Arlein Ford Straw (January 15, 1920 – February 10, 2009) was an American music teacher and composer. She helped create The National Association for the Advancement of Colored People (
NAACP) songbook.
Early life and education
Ford was born in New York City, the second daughter of
Arnold Josiah Ford and Olive Nurse Ford. Her father was from Barbados, a musician and religious leader known as "Rabbi Ford".[1][2] After her parents separated in 1924, she lived in Barbados for a few years, then in Harlem, where she played piano with her father and her sister Enid.[2]
Ford graduated from
Wadleigh High School for Girls in 1936, and won a Rachel Herstein Scholarship from the
NAACP to attend
Hunter College.[3][4] She graduated from Hunter in 1940,[5] and earned a master's degree there in 1962; her thesis was a composition, a musical setting of
Psalm 139.
Career
During and after college, Ford and her older sister Enid played piano for children's shows called Ella Gordon's "Peter Pan Kiddies".[6][7][8] She taught music at schools in Queens,[9] and chaired Negro History and Brotherhood Week observances for the
Jamaica branch of the NAACP.[10] In 1952, her work was performed at the annual meeting of the
National Association of Negro Musicians.[11] She contributed music to a 1958 event organized by composer
Margaret Bonds, in tribute to poet
Langston Hughes.[12] She served on the committee to develop Lift Ev'ry Voice, the NAACP's official songbook.[13] She was a church music director in her later years.[14]
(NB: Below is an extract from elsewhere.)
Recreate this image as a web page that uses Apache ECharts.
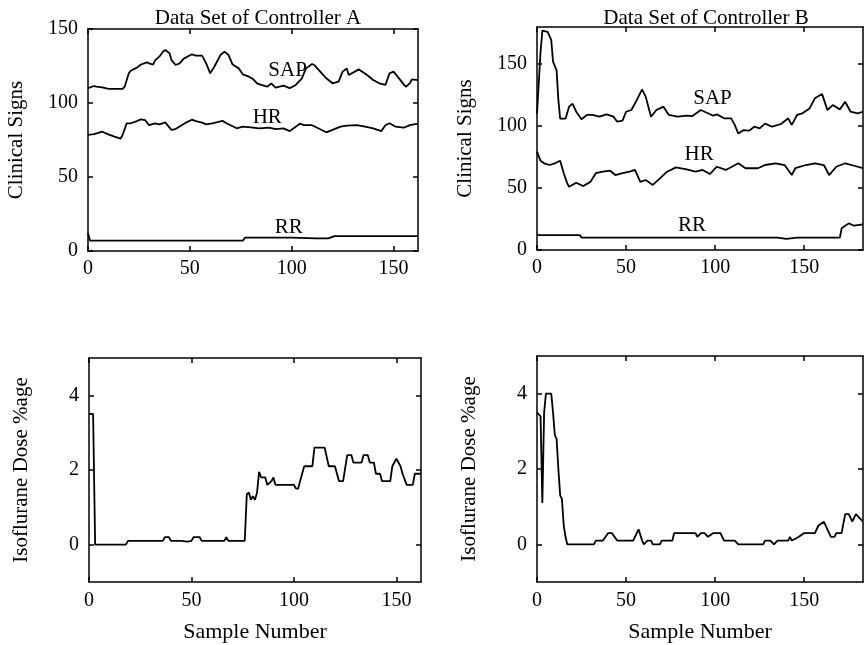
<!DOCTYPE html>
<html>
<head>
<meta charset="utf-8">
<script src="https://cdn.jsdelivr.net/npm/echarts@6/dist/echarts.min.js"></script>
<style>
  html, body { margin: 0; padding: 0; background: #fff; }
  #chart { width: 864px; height: 645px; }
</style>
</head>
<body>
<div id="chart"></div>
<script>
// sample number vs value
var sapA = [[0,110],[3,111.5],[4,111],[7,110.6],[10,109.5],[17,109.5],[18,111],[20,120],[21,121.8],[24,123.9],[26,126],[29,127.5],[30,126.8],[32,126],[33,129],[35,131.3],[37,135],[38,135.8],[40,133.6],[41,129],[43,125.7],[45,126.8],[47,130],[51,132.9],[53,132],[56,132],[58,126.8],[60,120],[62,124.5],[65,132.4],[67,134.7],[69,132.4],[71,126],[74,123.4],[76,119.4],[79,117.8],[81,116.2],[83,113.3],[85,112.2],[88,111],[90,113.3],[92,110.4],[96,111.7],[99,110],[102,112.2],[105,116.7],[107,123.4],[110,126.4],[111,125.7],[114,121.2],[117,116.7],[120,113.3],[123,114.4],[125,121.2],[127,123.4],[128,118.9],[131,121.2],[133,122.7],[137,118.9],[140,115.5],[143,113.3],[146,112.2],[148,120],[150,121.2],[152,117.8],[155,112.6],[156,111],[158,113.3],[159,116],[162,115.5]];
var hrA = [[0,78.4],[3,79],[7,80.6],[10,78.8],[13,77.3],[16,76],[17,78.4],[19,86.3],[21,86.3],[24,87.8],[26,89],[28,88.5],[30,85],[33,86.3],[35,85.6],[38,86.9],[39,85],[41,81.8],[43,82.4],[46,85],[48,86.7],[51,88.7],[53,87.8],[56,86.7],[58,85.6],[61,86.3],[66,88],[68,86.3],[70,85],[73,82.9],[76,84],[80,83.5],[84,82.9],[89,83.3],[92,82.4],[96,82.9],[99,81],[102,84],[104,86],[106,85],[110,85],[113,82.9],[117,80.2],[120,81.8],[124,84],[127,84.7],[132,85],[136,84],[140,82.9],[144,81],[146,85],[148,86.3],[151,84],[155,83.3],[158,85],[162,86]];
var rrA = [[0,12],[1,7],[40,7],[76,7],[77,9],[100,9],[112,8.5],[118,8.5],[121,10],[162,10]];

var sapB = [[0,110],[1,110],[2,160],[3,177],[4,178],[6,176],[8,169.5],[9,152],[11,145],[12,121],[13,106],[16,106],[18,115.7],[20,118],[22,111.6],[25,105.5],[28,109],[31,109],[35,107.6],[39,109.5],[43,107.6],[45,103.6],[48,104.4],[50,111.6],[53,113],[56,121],[59,129.7],[61,123.8],[64,107.6],[67,113],[71,115.7],[74,109],[79,107.6],[84,108.4],[87,108],[92,113],[95,111],[99,108.4],[101,109.5],[105,106.3],[109,106.3],[111,101],[113,94],[116,96.8],[119,96.3],[122,99.5],[125,98.2],[128,102],[132,99.5],[137,101.7],[141,106.3],[143,101],[146,109],[149,110.3],[153,114.3],[156,122.4],[160,126],[163,113],[166,117],[170,113.5],[173,119.7],[176,111.6],[180,110.3],[183,111.6]];
var hrB = [[0,79.4],[2,72],[4,70],[7,68.6],[10,70],[13,72],[15,62],[17,53.8],[18,51],[22,54.3],[26,51.6],[30,55],[33,62],[37,63.2],[41,64],[44,60.5],[48,62],[52,63.2],[55,64.6],[58,55],[61,56.5],[65,52.5],[69,57.8],[73,63.2],[78,66.7],[84,65],[89,63.2],[93,64.6],[97,61.3],[101,67.2],[106,64.6],[113,70],[117,66],[124,66],[128,68.6],[134,70],[139,68.6],[143,60.5],[145,66],[151,68.6],[156,70],[161,68.6],[164,60.5],[168,67.2],[173,70],[178,68],[183,66]];
var rrB = [[0,12],[24,12],[25,10],[135,10],[140,9],[146,10],[170,10],[171,17.5],[175,21.5],[178,19.6],[183,20.7]];

var doseA = [[0,3.5],[2,3.5],[3,0],[18,0],[19,0.1],[36,0.1],[37,0.2],[39,0.2],[40,0.1],[45,0.1],[48,0.08],[50,0.1],[51,0.2],[54,0.2],[55,0.1],[66,0.1],[67,0.2],[68,0.1],[76,0.1],[77,1.35],[78,1.4],[79,1.2],[80,1.3],[81,1.2],[82,1.4],[83,1.95],[84,1.8],[86,1.8],[87,1.6],[89,1.7],[90,1.8],[91,1.6],[100,1.6],[101,1.5],[102,1.5],[103,1.7],[105,2.1],[109,2.1],[110,2.6],[115,2.6],[117,2.1],[120,2.1],[122,1.7],[124,1.7],[126,2.4],[128,2.4],[129,2.2],[133,2.2],[134,2.4],[136,2.4],[137,2.2],[139,2.2],[140,1.9],[142,1.9],[143,1.7],[147,1.7],[148,2.1],[150,2.3],[152,2.1],[153,1.9],[155,1.6],[158,1.6],[159,1.9],[162,1.9]];
var doseB = [[0,3.5],[1,3.5],[2,3.4],[3,1.1],[4,3.5],[5,4],[8,4],[9,3.5],[10,2.9],[11,2.8],[12,2],[13,1.3],[14,1.2],[15,0.5],[16,0.2],[17,0],[32,0],[33,0.1],[37,0.1],[40,0.3],[42,0.3],[45,0.1],[54,0.1],[56,0.3],[57,0.4],[59,0.1],[60,0],[62,0.1],[64,0.1],[65,0],[69,0],[70,0.1],[76,0.1],[77,0.3],[89,0.3],[90,0.2],[92,0.3],[94,0.3],[96,0.2],[99,0.3],[103,0.3],[105,0.1],[111,0.1],[113,0],[127,0],[128,0.1],[131,0.1],[133,0],[135,0.1],[141,0.1],[142,0.2],[143,0.1],[145,0.15],[147,0.2],[150,0.3],[156,0.3],[158,0.5],[161,0.6],[163,0.4],[165,0.2],[167,0.2],[168,0.3],[171,0.3],[173,0.8],[175,0.8],[177,0.6],[179,0.8],[181,0.7],[183,0.6]];

var xTicks = [0, 50, 100, 150];
var signTicksA = [0, 50, 100, 150];
var signTicksB = [0, 50, 100, 150];
var doseTicks = [0, 2, 4];

var FONT = 'Liberation Serif';

var grids = [
    {left: 88, top: 29, width: 330, height: 222},
    {left: 537, top: 27, width: 326, height: 223},
    {left: 89, top: 358, width: 332, height: 224},
    {left: 537, top: 356, width: 326, height: 226}
];
var xMax = [162, 183, 162, 183];
var yMin = [0, 0, -1, -1];
var yMax = [150, 180, 5, 5];
var yTicks = [signTicksA, signTicksB, doseTicks, doseTicks];
var yNames = ['Clinical Signs', 'Clinical Signs', 'Isoflurane Dose %age', 'Isoflurane Dose %age'];
var yGaps = [61, 61, 57, 57];

var lineStyle = {color: '#000', width: 1.8};
var frameStyle = {color: '#000', width: 1.5};

var xAxes = [], yAxes = [];
for (var i = 0; i < 4; i++) {
    xAxes.push({
        type: 'value', gridIndex: i, min: 0, max: xMax[i], position: 'bottom',
        axisLine: {onZero: false, lineStyle: frameStyle},
        axisTick: {inside: true, length: 5, customValues: xTicks, lineStyle: frameStyle},
        axisLabel: {customValues: xTicks, margin: i < 2 ? 8 : 9, color: '#000', fontFamily: FONT, fontSize: 20},
        splitLine: {show: false},
        name: i >= 2 ? 'Sample Number' : '',
        nameLocation: 'middle', nameGap: 39,
        nameTextStyle: {color: '#000', fontFamily: FONT, fontSize: 22}
    });
    xAxes.push({
        type: 'value', gridIndex: i, min: 0, max: xMax[i], position: 'top',
        axisLine: {onZero: false, lineStyle: frameStyle},
        axisTick: {inside: true, length: 5, customValues: xTicks, lineStyle: frameStyle},
        axisLabel: {show: false}, splitLine: {show: false}
    });
    yAxes.push({
        type: 'value', gridIndex: i, min: yMin[i], max: yMax[i], position: 'left',
        axisLine: {show: true, onZero: false, lineStyle: frameStyle},
        axisTick: {show: true, inside: true, length: 5, customValues: yTicks[i], lineStyle: frameStyle},
        axisLabel: {customValues: yTicks[i], margin: 10, color: '#000', fontFamily: FONT, fontSize: 20},
        splitLine: {show: false},
        name: yNames[i], nameLocation: 'middle', nameGap: yGaps[i],
        nameTextStyle: {color: '#000', fontFamily: FONT, fontSize: 21}
    });
    yAxes.push({
        type: 'value', gridIndex: i, min: yMin[i], max: yMax[i], position: 'right',
        axisLine: {show: true, onZero: false, lineStyle: frameStyle},
        axisTick: {show: true, inside: true, length: 5, customValues: yTicks[i], lineStyle: frameStyle},
        axisLabel: {show: false}, splitLine: {show: false}
    });
}

function line(data, g) {
    return {
        type: 'line', data: data, xAxisIndex: g * 2, yAxisIndex: g * 2,
        showSymbol: false, symbol: 'none', lineStyle: lineStyle, animation: false
    };
}

function tag(text, x, y, g) {
    return {
        type: 'scatter', xAxisIndex: g * 2, yAxisIndex: g * 2, symbolSize: 0,
        data: [[x, y]], animation: false, silent: true,
        itemStyle: {opacity: 1},
        label: {show: true, position: 'inside', formatter: text, color: '#000',
                opacity: 1, fontFamily: FONT, fontSize: 21}
    };
}

var myChart = echarts.init(document.getElementById('chart'), null, {renderer: 'canvas'});

var option = {
    backgroundColor: '#fff',
    animation: false,
    title: [
        {text: 'Data Set of Controller A', left: 253, top: 3, textAlign: 'center',
         textStyle: {color: '#000', fontFamily: FONT, fontSize: 21, fontWeight: 'normal'}},
        {text: 'Data Set of Controller B', left: 701, top: 3, textAlign: 'center',
         textStyle: {color: '#000', fontFamily: FONT, fontSize: 21, fontWeight: 'normal'}}
    ],
    grid: grids,
    xAxis: xAxes,
    yAxis: yAxes,
    series: [
        line(sapA, 0), line(hrA, 0), line(rrA, 0),
        line(sapB, 1), line(hrB, 1), line(rrB, 1),
        line(doseA, 2), line(doseB, 3),
        tag('SAP', 98, 122, 0), tag('HR', 88, 90.5, 0), tag('RR', 98.5, 16, 0),
        tag('SAP', 98.5, 122, 1), tag('HR', 91, 76.7, 1), tag('RR', 87, 19.4, 1)
    ]
};

myChart.setOption(option);
</script>
</body>
</html>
Straw composed several works, including "Sudan" (1951),[9] "Lullaby Little One" (1953), with Rena Greenlee Govern,[15] "Crucifixion" (1957) for three female voices,[16] "Two Songs of Freedom" (1967), with lyrics by her NAACP colleague
Florence V. Lucas,[17][18] and Bent Twig (1998), a "folk opera" with lyrics by her neighbor, social work professor Helen Roberts Williams.[14][19] When Bent Twig was performed in Baltimore in 1998, she and other members of her church in Queens took a bus together to attend the performance.[14]
Personal life
Arlein Ford married railroad worker Irving Straw in 1940. They had two children, Clyde and Gerald. She died in 2009, at the age of 89, in New York City.